Mexico Just Took an Important Step Toward Ending Military Impunity

“The marines would soon be charged with kidnapping three men in early 2018 in the border city of Nuevo Laredo. These may be the first of many indictments stemming from that six-month deployment, which human rights activists said turned into an extrajudicial reign of terror over the city. Altogether, 257 of the marines special forces unit are suspected of kidnapping or murdering at least 49 people in the spring of 2018, some bodies found tortured and shot through the head in the desert. Others have never been seen again.

One of the disappeared, Jorge Dominguez, was a U.S. citizen, whose case was documented in December by POLITICO. He was 18, running an errand for his father, when he was snatched off the street by soldiers in military vehicles. But despite witness accounts and evidence of a slew of similar abductions, the Trump administration did not intervene on behalf of Dominguez’s family.”

“Mexico’s military is regularly accused of crimes, and the army has been implicated but not prosecuted in the 2014 disappearances of 43 school teachers in the city of Iguala. But soldiers are typically untouchable, and in the rare circumstance that Mexican soldiers have found themselves in court, it’s usually after intense international pressure.”

“the arrests could be viewed as an olive branch to a new U.S. administration. “Trump didn’t really care about oversight of human rights abuses by Mexican forces,” says Raul Benitez, a Latin American security professor at the National Autonomous University of Mexico. “But now, the Biden government may be looking with more detail toward the violations of human rights.”

But the arrests might also have a purely domestic explanation.

“One idea I’ve seen suggested is that, from the Mexican side, AMLO really doesn’t trust the navy in the same way his predecessors did,” says Duncan Tucker, who works with Amnesty International in Mexico City. Since his election, AMLO has increased the army’s power exponentially, awarding it building projects, giving it control of some ports and hospitals, granting it increased control of the border and expanding its budget. Past Mexican presidents had always favored the navy, perhaps because the U.S. also favored them. But AMLO is something of a nationalist. He may view the navy as tainted by U.S. influence, Tucker says, and so might be willing to see it punished publicly.” 

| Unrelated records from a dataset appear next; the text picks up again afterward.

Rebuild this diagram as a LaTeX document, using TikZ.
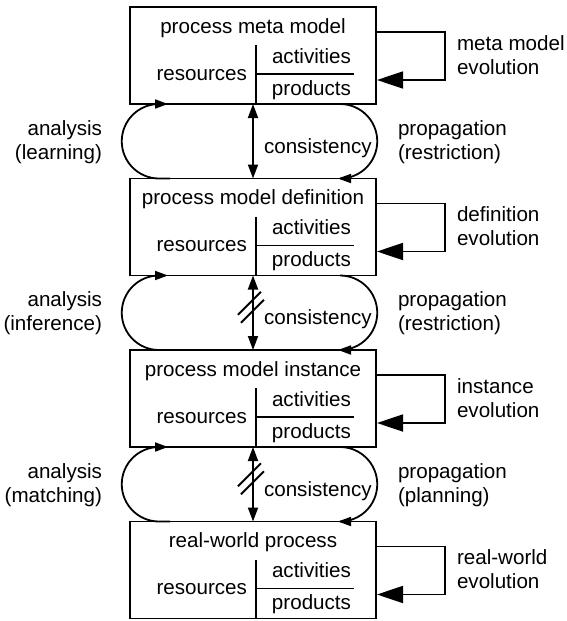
\documentclass[tikz,border=0pt]{standalone}
\usepackage{fontspec}
\setmainfont{Liberation Sans}
\usetikzlibrary{arrows.meta,calc}
\begin{document}
\begin{tikzpicture}[x=1pt,y=-1pt,
  every node/.style={font=\fontsize{20.6}{24}\selectfont, inner sep=0pt, outer sep=0pt},
  line/.style={line width=1.8pt},
  box/.style={draw, line width=1.8pt, minimum width=246pt, minimum height=97pt},
  smalltip/.style={-{Triangle[length=13pt,width=9pt]}},
  dbl/.style={{Triangle[length=14pt,width=10pt]}-{Triangle[length=14pt,width=10pt]}},
  evotip/.style={-{Triangle[length=26pt,width=17pt]}}
]
\useasboundingbox (0,0) rectangle (566,621);

% the four levels: a box with title, resources and activities/products
\foreach \i/\T/\title/\evo in {1/7/{process meta model}/{meta model},
    2/178.5/{process model definition}/{definition},
    3/350/{process model instance}/{instance},
    4/521.5/{real-world process}/{real-world}} {
  \node[box] (b\i) at (253,\T+48.5) {};
  \node[anchor=base] (t\i) at ($(b\i.north)+(0,26)$) {\title};
  \node[anchor=base] (a\i) at ($(b\i.north)+(58.5,56)$) {activities};
  \node[anchor=base] (p\i) at ($(b\i.north)+(58.5,88)$) {products};
  \node[anchor=base east] (r\i) at ($(b\i.north)+(-6,73)$) {resources};
  \draw[line] ($(b\i.south)+(3,0)$) -- ($(b\i.north)+(3,38)$);
  \draw[line] ($(b\i.north)+(3,67)$) -- ($(b\i.north)+(101,67)$);
  % self loop on the right
  \draw[line,evotip] ($(b\i.north east)+(0,25)$) -| ($(b\i.north east)+(69,73)$)
      -- ($(b\i.north east)+(1,73)$);
  \node[anchor=west, align=left] (e\i) at ($(b\i.north east)+(81,50.2)$)
      {\strut\evo\\\strut evolution};
}

% analysis / propagation cycles between neighbouring levels
\foreach \i/\j/\an/\pr in {1/2/learning/restriction, 2/3/inference/restriction,
    3/4/matching/planning} {
  \draw[line] ($(b\j.north west)+(40,0)$) -- ($(b\j.north west)+(29,0)$)
      arc[start angle=90,end angle=270,radius=37.25];
  \draw[line,smalltip] ($(b\i.south west)+(10,0)$) -- ($(b\i.south west)+(38,0)$);
  \draw[line] ($(b\i.south east)+(-36,0)$)
      arc[start angle=-90,end angle=90,radius=37.25];
  \draw[line,smalltip] ($(b\j.north east)+(-10,0)$) -- ($(b\j.north east)+(-38,0)$);
  \draw[line,dbl] (b\i.south) -- (b\j.north);
  \node[anchor=base west] (c\i) at ($(b\i.south)+(11,49.25)$) {consistency};
  \node[anchor=east, align=right] (la\i) at ($(b\i.south west)+(-28,38.45)$)
      {\strut analysis\\\strut(\an)};
  \node[anchor=west, align=left] (lp\i) at ($(b\i.south east)+(22,38.45)$)
      {\strut propagation\\\strut(\pr)};
}

% broken consistency marks
\foreach \i in {2,3} {
  \coordinate (m\i) at ($(b\i.south)+(0,37.25)$);
  \draw[line] ($(m\i)+(-15,2)$) -- ($(m\i)+(8,-21)$);
  \draw[line] ($(m\i)+(-12,10)$) -- ($(m\i)+(11,-13)$);
}
\end{tikzpicture}
\end{document}
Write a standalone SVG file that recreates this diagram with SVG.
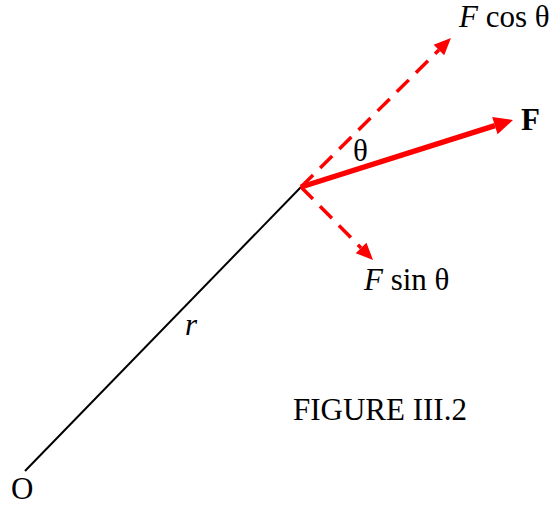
<svg xmlns="http://www.w3.org/2000/svg" width="557" height="506" viewBox="0 0 557 506">
<style>
text { font-family: "Liberation Serif", "Times New Roman", serif; font-size: 31px; fill: #000; }
.it { font-style: italic; }
.red { stroke: #ff0000; fill: none; }
.dash { stroke-width: 3.5; stroke-dasharray: 17 10; }
</style>
<defs>
<marker id="headBig" markerUnits="userSpaceOnUse" markerWidth="22" markerHeight="20" refX="0" refY="9" orient="auto" overflow="visible">
<path d="M0,0 L19,9 L0,18 Z" fill="#ff0000"/>
</marker>
<marker id="headSmall" markerUnits="userSpaceOnUse" markerWidth="20" markerHeight="18" refX="0" refY="7.5" orient="auto" overflow="visible">
<path d="M0,0 L17,7.5 L0,15 Z" fill="#ff0000"/>
</marker>
</defs>
<rect width="557" height="506" fill="#fff"/>
<g id="connectors">
<line id="r-line" x1="25" y1="471" x2="301" y2="187" stroke="#000" stroke-width="2"/>
<line id="F-vec" class="red" x1="301" y1="187" x2="494.9" y2="125.7" stroke-width="5.5" marker-end="url(#headBig)"/>
<line id="Fcos-vec" class="red dash" x1="301" y1="187" x2="438.9" y2="50" marker-end="url(#headSmall)"/>
<line id="Fsin-vec" class="red dash" x1="301" y1="187" x2="361.1" y2="247.9" marker-end="url(#headSmall)"/>
</g>
<g id="label-Fcos"><text x="459" y="27"><tspan class="it">F</tspan> cos θ</text></g>
<g id="label-F"><text x="521" y="130" font-weight="bold" font-size="27">F</text></g>
<g id="label-theta"><text x="353" y="161" font-size="28">θ</text></g>
<g id="label-Fsin"><text x="364" y="290"><tspan class="it">F</tspan> sin θ</text></g>
<g id="label-r"><text x="185" y="335" class="it">r</text></g>
<g id="caption"><text x="293" y="420">FIGURE III.2</text></g>
<g id="origin"><text x="11" y="499">O</text></g>
</svg>
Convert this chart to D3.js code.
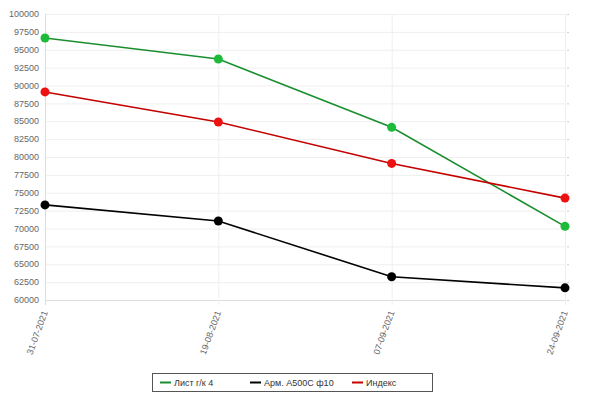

“the difference in Nuevo Laredo is that one man, former journalist turned human rights activist Raymundo Ramos, investigates, documents and publicizes the cases. Without him, it’s almost certain the marines would never have appeared in court.”

“While the 30 arrests are not insignificant, there were 257 marines deployed to the area, sharing three small barracks where some of the missing were hidden. And it seems that no high-ranking officials have been charged. The navy has even sealed the records of special forces commanders for five years, so that no one can know who was stationed where.”